Берлах протянул ему руку.
— Надеюсь, не трахеотомию или как ты это там называешь.
Хунгертобель засмеялся.
— Паховую грыжу, Ганс. Эта операция нравится мне больше, хотя, честно говоря, она и труднее. Ну, а теперь отдохни. Обязательно. Ничто тебе так не поможет, как двенадцатичасовой сон.
Старик проснулся в полночь, когда у окна послышался шорох и в комнату ворвался ночной воздух.
Комиссар зажег свет не сразу, а пораздумал над тем, что происходит. Наконец он разобрал, что жалюзи медленно подняли вверх. Темнота, окружавшая его, немного осветилась, в неясном свете призрачно надулись занавески, затем он услышал, как жалюзи опять осторожно опустили. Его вновь окружила непроницаемая темнота полночи; однако он почувствовал, как какая-то фигура двинулась от окна к нему.

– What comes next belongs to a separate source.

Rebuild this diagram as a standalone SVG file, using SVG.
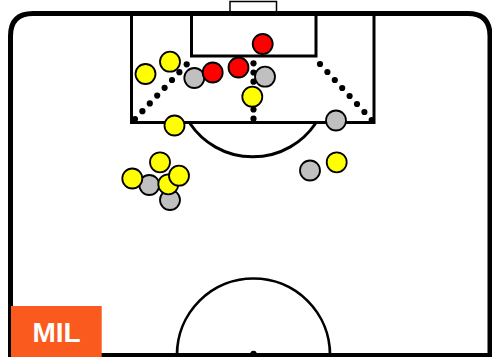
<svg xmlns="http://www.w3.org/2000/svg" width="492" height="357" viewBox="0 0 492 357">
<style>
.pitch{fill:none;stroke:#000;stroke-linecap:butt}
.dot{fill:#000}
.p{stroke:#000;stroke-width:1.8}
.y{fill:#FFFF00}
.g{fill:#C0C0C0}
.r{fill:#FF0000}
.lbl{font-family:"Liberation Sans",Arial,sans-serif;font-weight:bold;font-size:28px;fill:#fff}
</style>
<rect x="0" y="0" width="492" height="357" fill="#fff"/>
<g id="pitch">
<rect x="230" y="1.5" width="46.5" height="12" fill="#fff" stroke="#000" stroke-width="1.5"/>
<path class="pitch" stroke-width="5" d="M10.5,360 V36 Q10.5,13.5 33,13.5 H468 Q490,13.5 490,36 V360"/>
<line class="pitch" stroke-width="4" x1="8" y1="355" x2="492" y2="355"/>
<path class="pitch" stroke-width="3" d="M131.5,13.5 V122.5 H374 V13.5"/>
<path class="pitch" stroke-width="3" d="M191.5,13.5 V56 H316 V13.5"/>
<path class="pitch" stroke-width="3" d="M190,123.5 A75.7,75.7 0 0 0 315.5,123.5"/>
<path class="pitch" stroke-width="2.7" d="M177,355 A76.5,76.5 0 0 1 330,355"/>
<circle class="dot" cx="253.5" cy="354" r="3.2"/>
</g>
<g id="dotted-lines">
<circle class="dot" cx="135" cy="119" r="3.1"/>
<circle class="dot" cx="142.4" cy="111.2" r="3.1"/>
<circle class="dot" cx="149.8" cy="103.4" r="3.1"/>
<circle class="dot" cx="157.2" cy="95.6" r="3.1"/>
<circle class="dot" cx="164.6" cy="87.8" r="3.1"/>
<circle class="dot" cx="172" cy="80" r="3.1"/>
<circle class="dot" cx="179.4" cy="72.2" r="3.1"/>
<circle class="dot" cx="186.7" cy="64.3" r="3.1"/>
<circle class="dot" cx="320" cy="64" r="3.1"/>
<circle class="dot" cx="327.4" cy="72" r="3.1"/>
<circle class="dot" cx="334.8" cy="80" r="3.1"/>
<circle class="dot" cx="342.2" cy="88" r="3.1"/>
<circle class="dot" cx="349.6" cy="96" r="3.1"/>
<circle class="dot" cx="357" cy="104" r="3.1"/>
<circle class="dot" cx="364.4" cy="112" r="3.1"/>
<circle class="dot" cx="371.7" cy="120" r="3.1"/>
<circle class="dot" cx="253.5" cy="63.3" r="3.1"/>
<circle class="dot" cx="253.5" cy="72.5" r="3.1"/>
<circle class="dot" cx="253.5" cy="81.7" r="3.1"/>
<circle class="dot" cx="253.5" cy="91" r="3.1"/>
<circle class="dot" cx="253.5" cy="100.2" r="3.1"/>
<circle class="dot" cx="253.5" cy="109.5" r="3.1"/>
<circle class="dot" cx="253.5" cy="118.7" r="3.1"/>
</g>
<g id="players">
<circle id="g1" class="p g" cx="194.3" cy="78" r="10"/>
<circle id="g2" class="p g" cx="265" cy="76.7" r="10"/>
<circle id="g3" class="p g" cx="336" cy="120.5" r="10"/>
<circle id="g4" class="p g" cx="149.3" cy="185" r="10"/>
<circle id="g5" class="p g" cx="170" cy="200" r="10"/>
<circle id="g6" class="p g" cx="310" cy="170.5" r="10"/>
<circle id="y1" class="p y" cx="145.5" cy="74" r="10"/>
<circle id="y2" class="p y" cx="170" cy="61.7" r="10"/>
<circle id="y3" class="p y" cx="252.3" cy="96.7" r="10"/>
<circle id="y4" class="p y" cx="174.5" cy="125.5" r="10"/>
<circle id="y5" class="p y" cx="132.3" cy="178.5" r="10"/>
<circle id="y6" class="p y" cx="160" cy="162.3" r="10"/>
<circle id="y7" class="p y" cx="168.3" cy="184.3" r="10"/>
<circle id="y8" class="p y" cx="179" cy="175.7" r="10"/>
<circle id="y9" class="p y" cx="336.7" cy="162.3" r="10"/>
<circle id="r1" class="p r" cx="212.7" cy="72.5" r="10"/>
<circle id="r2" class="p r" cx="238.5" cy="67.5" r="10"/>
<circle id="r3" class="p r" cx="262.7" cy="44" r="10"/>
</g>
<g id="label">
<rect x="11" y="306" width="90.7" height="51" fill="#FA5A1E"/>
<text class="lbl" x="56.5" y="342" text-anchor="middle">MIL</text>
</g>
</svg>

— Наконец-то, — сказал Берлах. — Наконец-то это ты, Гулливер, — и включил ночную лампу.
В комнате стоял в старом, запятнанном и изорванном сюртуке огромный человек, освещенный красным светом лампы.
Старик откинулся на подушки, сложив руки за головой.
— Я уже подумывал о том, что ты меня посетишь сегодня ночью. И уж, конечно, представлял себе, как ты умеешь лазить по фасадам домов, — сказал он.
— Ты мой друг, — ответил гость, — поэтому я и пришел.
У него была крупная лысая голова, руки, покрытые ужасными шрамами, свидетельствовавшими о бесчеловечных истязаниях, однако ничто не могло уничтожить величие лица этого человека. Гигант стоял в комнате, не двигаясь, легко наклонившись вперед, опустив руки; его тень призрачно лежала на занавесках, бриллиантовые глаза без ресниц с непоколебимой ясностью смотрели на старика.
— Откуда ты знаешь, что мне необходимо быть в Берне? — послышалось из разбитого, почти безгубого рта; в манере говорить чувствовалось, что он владеет многими языками, однако его немецкий был почти без акцента. — Гулливер не оставляет следов.
— Любой оставляет следы, — возразил комиссар. — Я могу сказать, какой оставляешь ты. Когда ты в Берне, Файтельбах, у которого ты прячешься, публикует объявление, что продает старые книги и марки.
Гигант засмеялся:
— Великое искусство комиссара Берлаха состоит в том, чтобы находить простое.
— Вот ты и знаешь, где наследил, — сказал старик. — Что может быть хуже, чем следователь, разбалтывающий свои тайны.
— Для комиссара Берлаха я оставлю мой след. Файтельбах — бедняк. Он никогда не научится обделывать дела.
Могучий призрак сел у кровати старика. Он полез в карман пиджака, вытащил большую запыленную бутылку водки и два стакана.
— Водка, — сказал гигант. — Давай, комиссар, выпьем вместе, мы ведь уже выпивали вместе.
Берлах понюхал стакан. Он любил иногда выпить рюмку шнапса, но как быть с совестью? Он подумал, что доктор Хунгертобель очень удивится, если увидит все это: гиганта и шнапс, да еще в полночь, когда уже давно нужно спать.